For you, what are some of the ingredients to a track that stands out from the crowd?
To me the magic can come from different ingredients … can be in a vocal, a melody, a harmony, a rhythm … something that is just quite captivating and unique and creates an interesting emotion, draws your attention and pulls you in.
If you listen to Danny Elfman movie scores for example a lot of the magic is in the chord progressions and selection of sounds which creates this mysterious, otherworldly Tim Burton movie mood. If you like to listen to Chopin a lot of the magic comes from these interesting and playful chromatic melody variations.

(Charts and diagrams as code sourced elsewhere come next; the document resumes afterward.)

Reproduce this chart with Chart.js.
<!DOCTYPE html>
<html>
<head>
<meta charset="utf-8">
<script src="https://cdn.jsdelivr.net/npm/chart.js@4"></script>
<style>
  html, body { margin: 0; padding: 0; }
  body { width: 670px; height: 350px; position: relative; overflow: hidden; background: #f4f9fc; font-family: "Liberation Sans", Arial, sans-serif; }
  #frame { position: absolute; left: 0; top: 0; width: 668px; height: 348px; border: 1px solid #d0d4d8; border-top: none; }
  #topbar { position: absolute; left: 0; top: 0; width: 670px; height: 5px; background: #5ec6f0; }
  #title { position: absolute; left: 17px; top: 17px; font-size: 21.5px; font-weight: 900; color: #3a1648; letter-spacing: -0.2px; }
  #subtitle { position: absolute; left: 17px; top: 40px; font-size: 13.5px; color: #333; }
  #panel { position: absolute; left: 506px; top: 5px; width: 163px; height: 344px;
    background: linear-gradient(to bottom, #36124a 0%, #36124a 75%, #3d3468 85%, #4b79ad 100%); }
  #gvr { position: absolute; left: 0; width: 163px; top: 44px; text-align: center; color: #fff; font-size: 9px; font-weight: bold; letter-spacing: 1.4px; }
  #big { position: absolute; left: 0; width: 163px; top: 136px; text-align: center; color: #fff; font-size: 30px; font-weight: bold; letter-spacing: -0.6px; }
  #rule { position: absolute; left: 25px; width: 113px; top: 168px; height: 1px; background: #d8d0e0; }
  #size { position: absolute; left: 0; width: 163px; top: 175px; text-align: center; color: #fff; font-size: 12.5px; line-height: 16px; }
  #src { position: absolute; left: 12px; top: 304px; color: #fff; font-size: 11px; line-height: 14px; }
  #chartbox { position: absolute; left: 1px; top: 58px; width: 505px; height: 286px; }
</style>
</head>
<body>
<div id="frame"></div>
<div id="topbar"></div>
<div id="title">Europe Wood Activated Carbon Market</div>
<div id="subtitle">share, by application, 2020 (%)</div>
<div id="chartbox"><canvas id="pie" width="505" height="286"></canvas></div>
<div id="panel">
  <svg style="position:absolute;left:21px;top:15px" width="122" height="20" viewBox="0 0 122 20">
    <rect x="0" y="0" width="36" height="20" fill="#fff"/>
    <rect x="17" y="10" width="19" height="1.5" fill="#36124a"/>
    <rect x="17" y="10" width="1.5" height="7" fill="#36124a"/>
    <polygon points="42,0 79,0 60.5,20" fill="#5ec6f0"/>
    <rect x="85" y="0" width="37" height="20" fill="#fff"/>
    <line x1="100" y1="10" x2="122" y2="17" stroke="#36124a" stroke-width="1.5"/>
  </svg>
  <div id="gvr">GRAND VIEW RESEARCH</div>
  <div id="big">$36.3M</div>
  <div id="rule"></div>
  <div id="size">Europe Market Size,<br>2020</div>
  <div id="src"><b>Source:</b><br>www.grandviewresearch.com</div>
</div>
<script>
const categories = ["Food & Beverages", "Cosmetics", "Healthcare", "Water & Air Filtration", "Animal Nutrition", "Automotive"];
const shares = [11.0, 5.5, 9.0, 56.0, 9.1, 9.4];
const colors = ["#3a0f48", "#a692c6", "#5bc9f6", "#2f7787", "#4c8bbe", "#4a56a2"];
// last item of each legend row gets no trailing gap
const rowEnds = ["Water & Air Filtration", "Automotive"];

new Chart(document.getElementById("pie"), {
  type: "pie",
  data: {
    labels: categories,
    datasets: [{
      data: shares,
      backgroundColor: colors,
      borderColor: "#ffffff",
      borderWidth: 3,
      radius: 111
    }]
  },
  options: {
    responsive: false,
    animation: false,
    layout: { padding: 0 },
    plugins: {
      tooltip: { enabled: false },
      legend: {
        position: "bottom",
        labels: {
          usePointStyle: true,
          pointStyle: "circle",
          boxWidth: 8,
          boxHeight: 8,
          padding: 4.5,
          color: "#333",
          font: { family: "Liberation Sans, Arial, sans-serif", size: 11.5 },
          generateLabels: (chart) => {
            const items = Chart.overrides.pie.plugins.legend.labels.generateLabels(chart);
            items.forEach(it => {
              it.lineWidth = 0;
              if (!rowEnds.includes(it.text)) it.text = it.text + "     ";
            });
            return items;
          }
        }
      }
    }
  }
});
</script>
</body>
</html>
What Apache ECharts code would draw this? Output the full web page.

Now if you listen to some uplifting middle Eastern tunes you will often find something very unique in the rhythms and percussions. So essentially the magic can really come from a lot of different places and it’s something that’s really fun and interesting to explore.
What do you feel are the biggest challenges facing the electronic music community now?
I believe one of the forever challenges not only in electronic music but also in all arts is that there is this huge focus and push for commercially successful pieces. There is this high demand for high-energy, mainstream, simple and flashy movies or music etc. that is entertaining and easy to digest.
More and more people are losing the patience to sit through a long, complex movie or listen to an 8-minute music track with lots of depth. It is becoming increasingly difficult to reach people with art that has a bit more depth and meaning to it.
However I chose to always create music that has meaning and depth to it. You will for sure reach fewer people compared to just dropping 1:30 long Radio mainstream tracks but the people you reach, you will touch on a much deeper emotional level. That’s a fair trade-off to me.
What is your current studio setup?
For hardware, I use a Yamaha P-515 stage piano and a sequential take 5 synth. I have not walked down the rabbit hole of owning a lot of hardware synths yet and am relying on a lot of software instruments and synths. Since I use a lot of organic instruments in my tracks I also work with talented, real musicians who do original recordings for my tracks.
Do you have any specific bits of gear or software that you find yourself returning to time after time?
As in gear I really love my Yamaha P-515 stage piano. I grew up playing keys so this is what I use the most to come up with new harmonies, melodies and improvisations.
Can we expect more music from you this year?
Yes, I look forward to releasing new music this year and collaborating with some amazing labels. There will be some new tunes including an EP on cosmic awakenings which has become one of my favourite labels for meaningful and groovy downtempo music.
Also, there are EPs planned on Desert Hut, Yulunga which is Valerons new label and some tracks that I will release on my own label.
Releases on my own label will include a new tune I created with an amazing folk/jazz combo from Portugal called G combo. I have always loved the honesty and playfulness of street music and am super excited about this collaboration.
Finally, please can you recommend one piece of music that has especially resonated with you in the last few months…
I recently rediscovered an amazing theme song from the Korean movie Old Boy. The song is called The Last Waltz by Cho Young-Wok and has a beautiful mood to it.